## What is required
Copy out all the lines where "this" shows up.

=== Supplied material ===

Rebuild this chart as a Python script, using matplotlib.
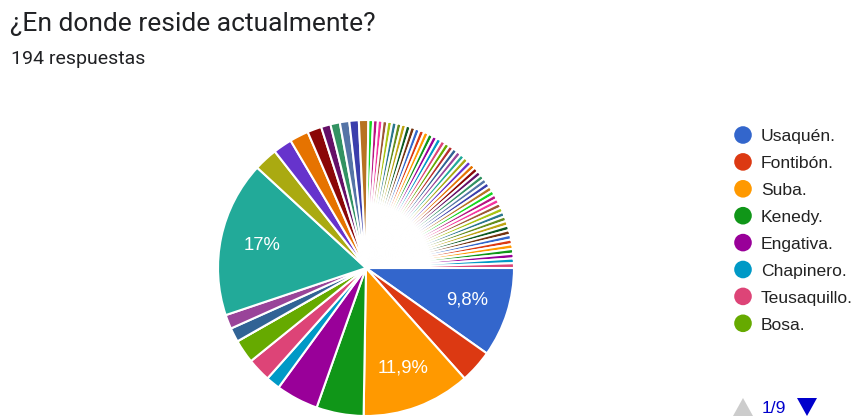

===
=== Supplied material ===

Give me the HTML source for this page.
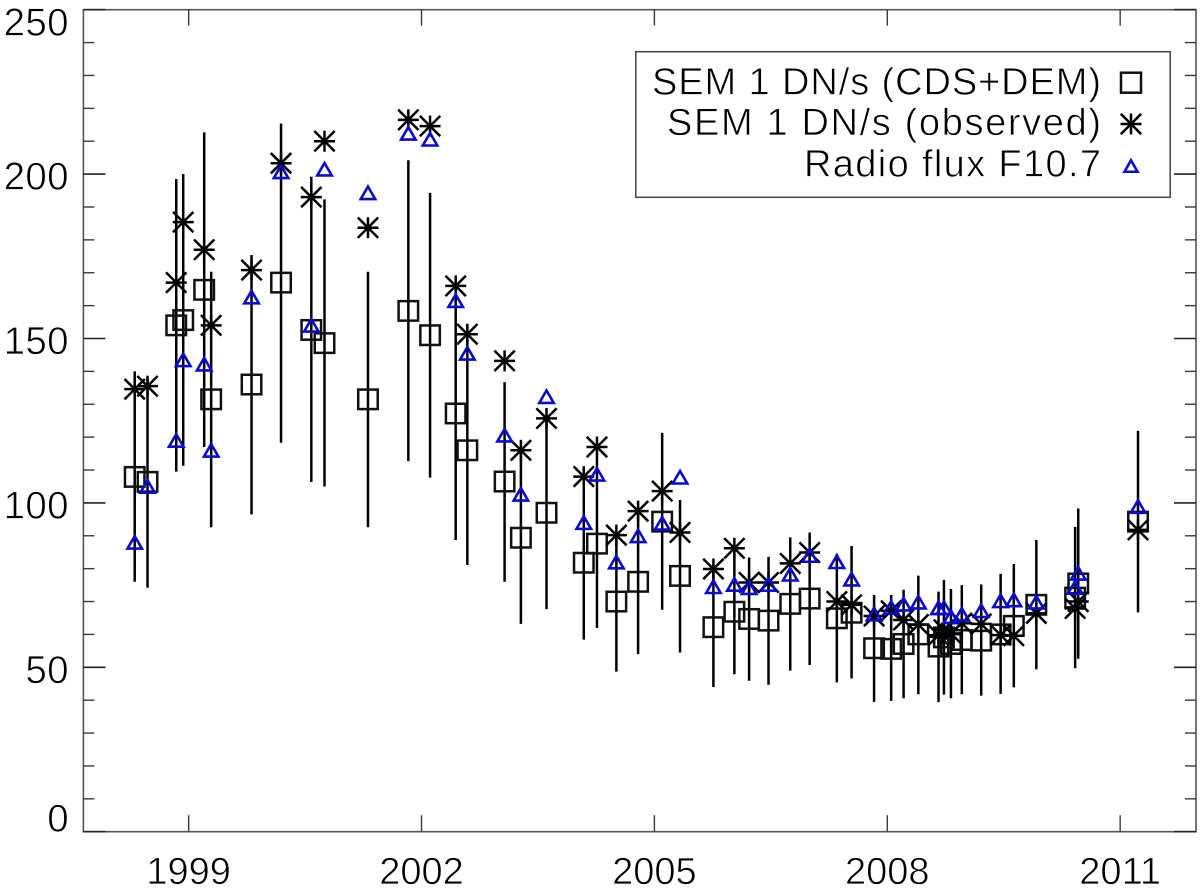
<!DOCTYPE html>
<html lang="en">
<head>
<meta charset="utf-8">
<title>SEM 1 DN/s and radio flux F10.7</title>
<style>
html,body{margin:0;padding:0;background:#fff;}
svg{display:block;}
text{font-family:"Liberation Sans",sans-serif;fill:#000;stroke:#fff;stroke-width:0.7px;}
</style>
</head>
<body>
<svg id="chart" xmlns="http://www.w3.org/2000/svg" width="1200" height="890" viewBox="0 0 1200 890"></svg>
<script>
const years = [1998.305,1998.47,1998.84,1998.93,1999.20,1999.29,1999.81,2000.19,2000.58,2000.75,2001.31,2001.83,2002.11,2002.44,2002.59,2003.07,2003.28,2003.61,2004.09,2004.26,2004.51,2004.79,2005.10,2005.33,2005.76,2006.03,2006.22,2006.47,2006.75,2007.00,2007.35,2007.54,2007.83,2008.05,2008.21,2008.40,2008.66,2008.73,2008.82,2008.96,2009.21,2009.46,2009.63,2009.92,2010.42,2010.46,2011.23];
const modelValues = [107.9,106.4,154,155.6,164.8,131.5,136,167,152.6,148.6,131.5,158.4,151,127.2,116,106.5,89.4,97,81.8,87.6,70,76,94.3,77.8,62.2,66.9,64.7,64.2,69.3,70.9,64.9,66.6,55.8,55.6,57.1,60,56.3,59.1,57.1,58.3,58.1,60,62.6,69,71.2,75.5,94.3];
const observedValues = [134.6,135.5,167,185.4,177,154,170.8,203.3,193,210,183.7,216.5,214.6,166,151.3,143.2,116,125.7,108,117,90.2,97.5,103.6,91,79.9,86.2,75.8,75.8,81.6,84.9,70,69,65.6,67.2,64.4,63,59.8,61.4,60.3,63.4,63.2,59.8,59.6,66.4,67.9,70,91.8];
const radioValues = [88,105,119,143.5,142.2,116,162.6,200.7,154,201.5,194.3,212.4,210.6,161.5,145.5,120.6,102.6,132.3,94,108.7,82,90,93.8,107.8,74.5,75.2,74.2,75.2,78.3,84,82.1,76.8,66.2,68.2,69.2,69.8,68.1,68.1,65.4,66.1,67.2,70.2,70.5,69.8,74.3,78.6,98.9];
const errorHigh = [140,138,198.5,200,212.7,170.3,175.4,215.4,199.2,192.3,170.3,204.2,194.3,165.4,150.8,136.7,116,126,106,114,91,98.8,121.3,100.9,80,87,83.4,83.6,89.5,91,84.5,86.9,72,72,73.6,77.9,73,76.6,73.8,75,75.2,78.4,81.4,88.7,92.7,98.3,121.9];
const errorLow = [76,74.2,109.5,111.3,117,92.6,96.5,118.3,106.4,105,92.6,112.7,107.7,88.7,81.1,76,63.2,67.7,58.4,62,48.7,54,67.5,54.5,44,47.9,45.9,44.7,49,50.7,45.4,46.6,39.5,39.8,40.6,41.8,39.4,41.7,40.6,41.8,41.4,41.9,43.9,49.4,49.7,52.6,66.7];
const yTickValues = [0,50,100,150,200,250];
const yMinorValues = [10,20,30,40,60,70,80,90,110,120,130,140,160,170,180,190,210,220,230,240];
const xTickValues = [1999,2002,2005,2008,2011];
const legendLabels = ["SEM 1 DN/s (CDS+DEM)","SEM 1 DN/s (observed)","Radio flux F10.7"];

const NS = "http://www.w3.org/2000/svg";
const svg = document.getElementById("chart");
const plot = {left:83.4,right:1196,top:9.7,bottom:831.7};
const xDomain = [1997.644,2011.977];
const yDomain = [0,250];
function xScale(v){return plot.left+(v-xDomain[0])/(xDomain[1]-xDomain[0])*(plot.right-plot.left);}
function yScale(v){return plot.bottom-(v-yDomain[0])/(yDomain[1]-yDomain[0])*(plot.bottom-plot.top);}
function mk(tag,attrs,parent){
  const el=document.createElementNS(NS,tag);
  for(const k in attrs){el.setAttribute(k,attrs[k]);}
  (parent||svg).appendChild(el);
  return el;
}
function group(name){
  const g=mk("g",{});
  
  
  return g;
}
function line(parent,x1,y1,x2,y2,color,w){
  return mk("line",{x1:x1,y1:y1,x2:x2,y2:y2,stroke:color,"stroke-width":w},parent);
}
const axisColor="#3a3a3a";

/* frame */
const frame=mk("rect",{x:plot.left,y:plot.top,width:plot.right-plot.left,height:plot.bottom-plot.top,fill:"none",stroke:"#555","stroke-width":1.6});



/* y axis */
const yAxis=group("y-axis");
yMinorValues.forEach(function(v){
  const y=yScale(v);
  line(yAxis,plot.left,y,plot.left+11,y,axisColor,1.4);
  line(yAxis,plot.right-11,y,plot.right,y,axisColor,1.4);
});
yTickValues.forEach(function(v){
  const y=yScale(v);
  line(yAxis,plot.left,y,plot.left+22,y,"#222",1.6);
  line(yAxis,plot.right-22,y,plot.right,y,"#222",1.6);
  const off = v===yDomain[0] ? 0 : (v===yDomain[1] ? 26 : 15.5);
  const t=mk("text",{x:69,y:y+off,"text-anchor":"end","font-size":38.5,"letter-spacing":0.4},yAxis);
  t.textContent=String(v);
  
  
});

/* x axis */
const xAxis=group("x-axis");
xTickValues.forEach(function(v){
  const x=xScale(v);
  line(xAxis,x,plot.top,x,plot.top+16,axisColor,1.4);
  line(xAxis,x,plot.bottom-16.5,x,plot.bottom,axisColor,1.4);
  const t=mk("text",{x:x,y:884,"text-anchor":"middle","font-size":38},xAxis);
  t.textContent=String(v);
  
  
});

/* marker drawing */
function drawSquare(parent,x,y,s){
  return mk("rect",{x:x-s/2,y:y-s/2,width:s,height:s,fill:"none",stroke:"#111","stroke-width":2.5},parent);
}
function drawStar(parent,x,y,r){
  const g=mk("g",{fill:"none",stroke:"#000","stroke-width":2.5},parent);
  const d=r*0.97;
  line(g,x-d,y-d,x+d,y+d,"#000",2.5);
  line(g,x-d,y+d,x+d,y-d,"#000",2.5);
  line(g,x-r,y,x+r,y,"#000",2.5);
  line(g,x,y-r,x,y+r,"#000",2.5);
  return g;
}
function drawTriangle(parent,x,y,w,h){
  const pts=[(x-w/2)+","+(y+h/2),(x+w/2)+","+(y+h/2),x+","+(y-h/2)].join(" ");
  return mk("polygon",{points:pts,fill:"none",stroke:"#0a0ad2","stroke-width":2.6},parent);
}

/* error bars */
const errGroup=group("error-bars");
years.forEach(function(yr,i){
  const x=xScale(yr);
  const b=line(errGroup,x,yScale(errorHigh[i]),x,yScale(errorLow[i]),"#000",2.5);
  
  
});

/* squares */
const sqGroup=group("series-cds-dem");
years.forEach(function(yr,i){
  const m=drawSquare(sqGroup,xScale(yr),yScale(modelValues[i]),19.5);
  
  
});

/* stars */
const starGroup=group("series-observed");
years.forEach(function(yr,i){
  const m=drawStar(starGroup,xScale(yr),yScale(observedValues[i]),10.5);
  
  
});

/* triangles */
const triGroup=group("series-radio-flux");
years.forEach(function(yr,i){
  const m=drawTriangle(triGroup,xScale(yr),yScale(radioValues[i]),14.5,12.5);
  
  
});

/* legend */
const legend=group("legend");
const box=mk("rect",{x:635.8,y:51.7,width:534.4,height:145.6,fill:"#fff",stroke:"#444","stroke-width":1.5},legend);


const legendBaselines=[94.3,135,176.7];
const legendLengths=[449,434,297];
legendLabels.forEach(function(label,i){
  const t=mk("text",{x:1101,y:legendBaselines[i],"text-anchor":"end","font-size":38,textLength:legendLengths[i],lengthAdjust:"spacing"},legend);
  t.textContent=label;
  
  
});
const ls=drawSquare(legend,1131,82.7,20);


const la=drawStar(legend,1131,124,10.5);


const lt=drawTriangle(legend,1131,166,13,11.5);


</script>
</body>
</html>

===

## In response
Rebuild this chart as a Python script, using matplotlib.
Give me the HTML source for this page.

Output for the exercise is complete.